With the images removed, repeat the data below exactly.

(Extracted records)
┌────────
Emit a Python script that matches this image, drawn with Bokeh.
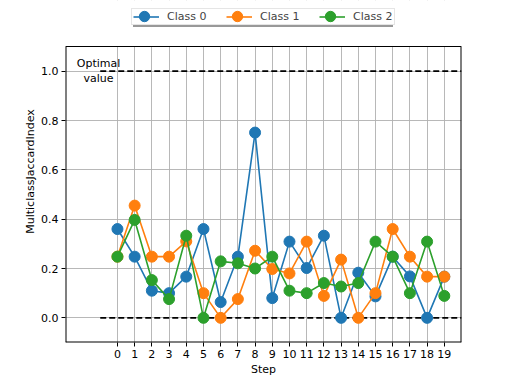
from bokeh.plotting import figure
from bokeh.models import Range1d, FixedTicker, PrintfTickFormatter, Legend, LegendItem
from bokeh.core.properties import value
from bokeh.embed import file_html
from bokeh.resources import INLINE

steps = list(range(20))
class0 = [0.36, 0.248, 0.11, 0.10, 0.167, 0.36, 0.064, 0.248, 0.751, 0.08,
          0.309, 0.202, 0.333, 0.0, 0.183, 0.087, 0.248, 0.168, 0.0, 0.167]
class1 = [0.248, 0.455, 0.248, 0.248, 0.31, 0.10, 0.0, 0.076, 0.272, 0.198,
          0.18, 0.309, 0.089, 0.236, 0.0, 0.10, 0.36, 0.248, 0.167, 0.167]
class2 = [0.248, 0.397, 0.153, 0.076, 0.333, 0.0, 0.229, 0.221, 0.2, 0.248,
          0.11, 0.10, 0.141, 0.127, 0.141, 0.309, 0.248, 0.10, 0.309, 0.089]
series_names = ["Class 0", "Class 1", "Class 2"]
colors = ["#1f77b4", "#ff7f0e", "#2ca02c"]
ref_x = [-1, 20]
optimal_y = [1.0, 1.0]
zero_y = [0.0, 0.0]
ref_text = ["Optimal\nvalue"]
y_ticks = [0.0, 0.2, 0.4, 0.6, 0.8, 1.0]

# axes box (data limits) and the extra headroom that hosts the legend
x_lo, x_hi = -3.02, 20.0
y_lo, y_hi = -0.1, 1.1
y_top = 1.1 + 46 * 1.2 / 296

FONT = "DejaVu Sans"

p = figure(output_backend="svg", toolbar_location=None,
           x_range=Range1d(x_lo, x_hi), y_range=Range1d(y_lo, y_top),
           frame_width=396, frame_height=342,
           min_border_left=65, min_border_top=0, min_border_right=35, min_border_bottom=34)

p.background_fill_color = "white"
p.border_fill_color = "white"
p.outline_line_color = None

p.xaxis.ticker = FixedTicker(ticks=steps)
p.yaxis.ticker = FixedTicker(ticks=y_ticks)
p.yaxis.formatter = PrintfTickFormatter(format="%.1f")
p.yaxis.bounds = (y_lo, y_hi)
for ax in (p.xaxis[0], p.yaxis[0]):
    ax.axis_line_color = None
    ax.major_tick_in = 0
    ax.major_tick_out = 4
    ax.minor_tick_line_color = None
    ax.major_tick_line_color = "black"
    ax.major_label_text_font = FONT
    ax.major_label_text_font_size = "11px"
    ax.major_label_text_color = "black"
    ax.axis_label_text_font = FONT
    ax.axis_label_text_font_size = "11px"
    ax.axis_label_text_font_style = "normal"
    ax.axis_label_text_color = "black"
    ax.major_label_standoff = 3
p.xaxis.axis_label = "Step"
p.yaxis.axis_label = "MulticlassJaccardIndex"
p.xaxis.axis_label_standoff = 2
p.yaxis.axis_label_standoff = 1

p.grid.grid_line_color = "#b0b0b0"
p.grid.grid_line_width = 0.9

# white headroom above the axes box (hides grid lines there)
p.quad(left=[x_lo], right=[x_hi], bottom=[y_hi], top=[y_top],
       fill_color="white", line_color=None)
# axes box
p.segment(x0=[x_lo, x_lo, x_hi, x_lo], y0=[y_hi, y_lo, y_lo, y_lo],
          x1=[x_hi, x_lo, x_hi, x_hi], y1=[y_hi, y_hi, y_hi, y_lo],
          line_color="black", line_width=[1, 2, 2, 2])

p.line(ref_x, optimal_y, line_color="black", line_width=1.6, line_dash="6 3")
p.line(ref_x, zero_y, line_color="black", line_width=1.6, line_dash="6 3")
p.text(x=[-1.1], y=[1.0], text=ref_text, text_align="center", text_baseline="middle",
       text_font=value(FONT), text_font_size="11px", text_color="black")

line_items, marker_items, shadow_items = [], [], []
for name, vals, c in zip(series_names, [class0, class1, class2], colors):
    l = p.line(steps, vals, line_color=c, line_width=1.6)
    s = p.scatter(steps, vals, size=11, fill_color=c, line_color=c, marker="circle")
    line_items.append(LegendItem(label=name, renderers=[l]))
    marker_items.append(LegendItem(label=" ", renderers=[s]))
    dl = p.line([], [], line_alpha=0)
    shadow_items.append(LegendItem(label=" ", renderers=[dl]))


def make_legend(its, loc, gh):
    lg = Legend(items=its, orientation="horizontal", location=loc)
    lg.label_text_font = FONT
    lg.label_text_font_size = "11px"
    lg.label_height = 11
    lg.label_width = 40
    lg.glyph_width = 26
    lg.glyph_height = gh
    lg.label_standoff = 8
    lg.spacing = 19
    lg.padding = 1
    lg.margin = 0
    return lg


shadow = make_legend(shadow_items, (68, 315), 11)
shadow.label_text_alpha = 0
shadow.border_line_color = None
shadow.background_fill_color = "#999999"
shadow.background_fill_alpha = 1
p.add_layout(shadow)

main = make_legend(line_items, (66, 317), 11)
main.border_line_color = "#cccccc"
main.border_line_width = 1
main.background_fill_color = "white"
main.background_fill_alpha = 1
p.add_layout(main)

marks = make_legend(marker_items, (66, 313), 26)
marks.label_text_alpha = 0
marks.border_line_color = None
marks.background_fill_alpha = 0
p.add_layout(marks)

open("out.html", "w").write(file_html(p, INLINE))
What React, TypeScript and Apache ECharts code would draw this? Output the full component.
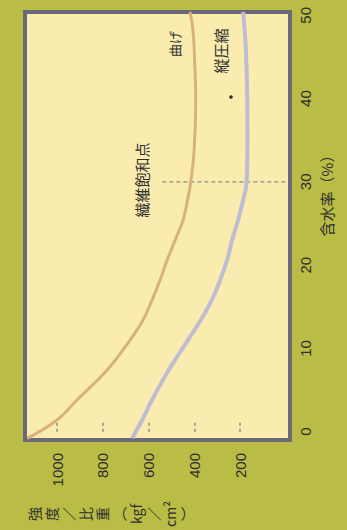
└────────
**Expected output:**
Emit a Python script that matches this image, drawn with Bokeh.
from bokeh.plotting import figure
from bokeh.models import Range1d, FixedTicker, PrintfTickFormatter, Legend, LegendItem
from bokeh.core.properties import value
from bokeh.embed import file_html
from bokeh.resources import INLINE

steps = list(range(20))
class0 = [0.36, 0.248, 0.11, 0.10, 0.167, 0.36, 0.064, 0.248, 0.751, 0.08,
          0.309, 0.202, 0.333, 0.0, 0.183, 0.087, 0.248, 0.168, 0.0, 0.167]
class1 = [0.248, 0.455, 0.248, 0.248, 0.31, 0.10, 0.0, 0.076, 0.272, 0.198,
          0.18, 0.309, 0.089, 0.236, 0.0, 0.10, 0.36, 0.248, 0.167, 0.167]
class2 = [0.248, 0.397, 0.153, 0.076, 0.333, 0.0, 0.229, 0.221, 0.2, 0.248,
          0.11, 0.10, 0.141, 0.127, 0.141, 0.309, 0.248, 0.10, 0.309, 0.089]
series_names = ["Class 0", "Class 1", "Class 2"]
colors = ["#1f77b4", "#ff7f0e", "#2ca02c"]
ref_x = [-1, 20]
optimal_y = [1.0, 1.0]
zero_y = [0.0, 0.0]
ref_text = ["Optimal\nvalue"]
y_ticks = [0.0, 0.2, 0.4, 0.6, 0.8, 1.0]

# axes box (data limits) and the extra headroom that hosts the legend
x_lo, x_hi = -3.02, 20.0
y_lo, y_hi = -0.1, 1.1
y_top = 1.1 + 46 * 1.2 / 296

FONT = "DejaVu Sans"

p = figure(output_backend="svg", toolbar_location=None,
           x_range=Range1d(x_lo, x_hi), y_range=Range1d(y_lo, y_top),
           frame_width=396, frame_height=342,
           min_border_left=65, min_border_top=0, min_border_right=35, min_border_bottom=34)

p.background_fill_color = "white"
p.border_fill_color = "white"
p.outline_line_color = None

p.xaxis.ticker = FixedTicker(ticks=steps)
p.yaxis.ticker = FixedTicker(ticks=y_ticks)
p.yaxis.formatter = PrintfTickFormatter(format="%.1f")
p.yaxis.bounds = (y_lo, y_hi)
for ax in (p.xaxis[0], p.yaxis[0]):
    ax.axis_line_color = None
    ax.major_tick_in = 0
    ax.major_tick_out = 4
    ax.minor_tick_line_color = None
    ax.major_tick_line_color = "black"
    ax.major_label_text_font = FONT
    ax.major_label_text_font_size = "11px"
    ax.major_label_text_color = "black"
    ax.axis_label_text_font = FONT
    ax.axis_label_text_font_size = "11px"
    ax.axis_label_text_font_style = "normal"
    ax.axis_label_text_color = "black"
    ax.major_label_standoff = 3
p.xaxis.axis_label = "Step"
p.yaxis.axis_label = "MulticlassJaccardIndex"
p.xaxis.axis_label_standoff = 2
p.yaxis.axis_label_standoff = 1

p.grid.grid_line_color = "#b0b0b0"
p.grid.grid_line_width = 0.9

# white headroom above the axes box (hides grid lines there)
p.quad(left=[x_lo], right=[x_hi], bottom=[y_hi], top=[y_top],
       fill_color="white", line_color=None)
# axes box
p.segment(x0=[x_lo, x_lo, x_hi, x_lo], y0=[y_hi, y_lo, y_lo, y_lo],
          x1=[x_hi, x_lo, x_hi, x_hi], y1=[y_hi, y_hi, y_hi, y_lo],
          line_color="black", line_width=[1, 2, 2, 2])

p.line(ref_x, optimal_y, line_color="black", line_width=1.6, line_dash="6 3")
p.line(ref_x, zero_y, line_color="black", line_width=1.6, line_dash="6 3")
p.text(x=[-1.1], y=[1.0], text=ref_text, text_align="center", text_baseline="middle",
       text_font=value(FONT), text_font_size="11px", text_color="black")

line_items, marker_items, shadow_items = [], [], []
for name, vals, c in zip(series_names, [class0, class1, class2], colors):
    l = p.line(steps, vals, line_color=c, line_width=1.6)
    s = p.scatter(steps, vals, size=11, fill_color=c, line_color=c, marker="circle")
    line_items.append(LegendItem(label=name, renderers=[l]))
    marker_items.append(LegendItem(label=" ", renderers=[s]))
    dl = p.line([], [], line_alpha=0)
    shadow_items.append(LegendItem(label=" ", renderers=[dl]))


def make_legend(its, loc, gh):
    lg = Legend(items=its, orientation="horizontal", location=loc)
    lg.label_text_font = FONT
    lg.label_text_font_size = "11px"
    lg.label_height = 11
    lg.label_width = 40
    lg.glyph_width = 26
    lg.glyph_height = gh
    lg.label_standoff = 8
    lg.spacing = 19
    lg.padding = 1
    lg.margin = 0
    return lg


shadow = make_legend(shadow_items, (68, 315), 11)
shadow.label_text_alpha = 0
shadow.border_line_color = None
shadow.background_fill_color = "#999999"
shadow.background_fill_alpha = 1
p.add_layout(shadow)

main = make_legend(line_items, (66, 317), 11)
main.border_line_color = "#cccccc"
main.border_line_width = 1
main.background_fill_color = "white"
main.background_fill_alpha = 1
p.add_layout(main)

marks = make_legend(marker_items, (66, 313), 26)
marks.label_text_alpha = 0
marks.border_line_color = None
marks.background_fill_alpha = 0
p.add_layout(marks)

open("out.html", "w").write(file_html(p, INLINE))
What React, TypeScript and Apache ECharts code would draw this? Output the full component.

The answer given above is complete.